The Continental Congress was initially a convention of delegates from a number of British American colonies at the height of the American Revolution, who acted collectively for the people of the Thirteen Colonies that ultimately became the United States of America. After declaring the colonies independent from the Kingdom of Great Britain in 1776, it acted as the provisional governing structure for the collective United States, while most government functions remained in the individual states. The term most specifically refers to the First Continental Congress of 1774 and the Second Continental Congress of 1775–1781. More broadly, it also refers to the Congress of the Confederation of 1781–1789, thus covering the three congressional bodies of the Thirteen Colonies and the United States that met between 1774 and the inauguration of a new government in 1789 under the United States Constitution.

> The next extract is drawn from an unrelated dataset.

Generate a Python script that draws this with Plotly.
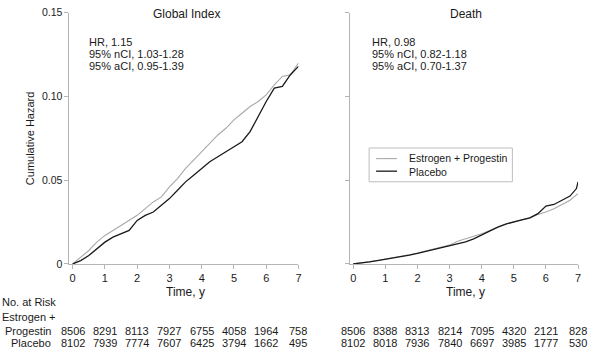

Convened in response to the Intolerable Acts passed by the British Parliament in 1774, the First Continental Congress sought to help repair the frayed relationship between the British government and its American colonies while also asserting the rights of colonists. The Second Congress adopted the Declaration of Independence in July 1776, proclaiming that the 13 colonies were now independent sovereign states, no longer under British rule. This body functioned as the provisional government for the U.S. until the nation's first Frame of Government, the Articles of Confederation and Perpetual Union, came into force on March 1, 1781, at which time it became the Congress of the Confederation. Officially styled "The United States in Congress Assembled," this unicameral governing body would convene in eight sessions (a ninth would fail to achieve a quorum) prior to being disbanded in 1789, when the 1st United States Congress under the new constitution took over the role as the nation's legislative branch of government.

Much of what is known today about the daily activities of these congresses comes from the journals kept by the secretary for all three congresses, Charles Thomson. Printed contemporaneously, the Papers of the Continental Congress contain the official congressional papers, letters, treaties, reports and records. The delegates to the Continental and Confederation congresses had extensive experience in deliberative bodies, with "a cumulative total of nearly 500 years of experience in their Colonial assemblies, and fully a dozen of them had served as speakers of the houses of their legislatures."